相手が中国だと効果なし
従って、ロシアよりも大きな独裁国家である中国と対峙する場合、制裁が安価なうえに西側しか使えない手法になるという幻想を捨てなければならない。
台湾侵攻を抑止したり罰したりするために西側諸国が中国の外貨準備3兆ドルを差し押さえたり、中国の銀行をネットワークから排除したりすることは、やろうと思えばできる。
だが、ロシアの場合と同様、それによって中国経済が破綻することはない。
北京の中央政府が報復を始める恐れもある。例えば電子部品や電池、医薬品などを西側に供給するのを停止し、米ウォルマートの棚を空っぽにして混乱を引き起すかもしれない。

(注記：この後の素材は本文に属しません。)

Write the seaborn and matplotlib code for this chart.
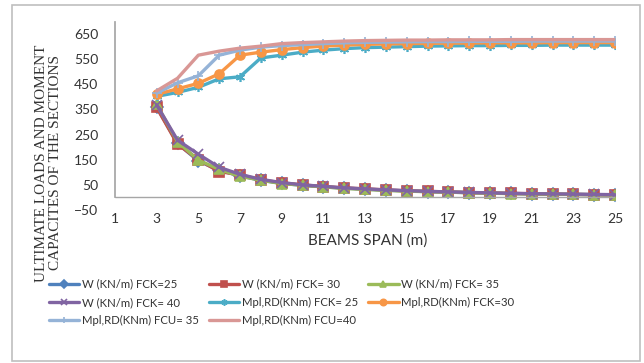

最大の貿易相手国として米国よりも中国に依存する国が多いことを考えると、世界規模での輸出入禁止措置の導入はロシアの時よりもさらに難しくなる。
ウクライナとロシアから得られる教訓とは、攻撃的な独裁国家との対峙には複数の前線での行動が必要になる、というものだ。
軍事力などのハードパワーは必要不可欠だ。また民主主義国は、敵対勢力の支配下にある要衝への依存度を引き下げなければならない。
制裁は重要な役目を担うが、西側はそれを多用すべきではない。
西側から将来制裁を科されることを各国が恐れるようになればなるほど、他国に今日制裁を加えることに消極的になるからだ。
封鎖を超えて
良い知らせがあるとすれば、それは侵攻が始まって180日が経過し、民主主義国もこの現実に適応しつつあることだ。
ウクライナには重火器がどんどん流れ込み、北大西洋条約機構(NATO)は欧州諸国とロシアとの国境の守りを固めている。
欧州はガスの新たな供給源を確保して、クリーンエネルギーへのシフトを加速している。
米国は中国のハイテク製品への依存度を低下させる一方、台湾に防衛力の強化を促している。
落とし穴があるとすれば、それはすべての独裁国家、特に習近平国家主席の率いる中国もロシアとの制裁戦争を研究しており、同じ教訓を得るのに忙しいことだ。
ウクライナは軍事、技術、金融という異なる要素が絡み合う21世紀型紛争の新時代の幕開けとなっている。
だが、それは自分たちの方が優位だと西側が決めてかかることのできる時代ではない。ドルと半導体だけで攻撃に対抗できる国はないのだ。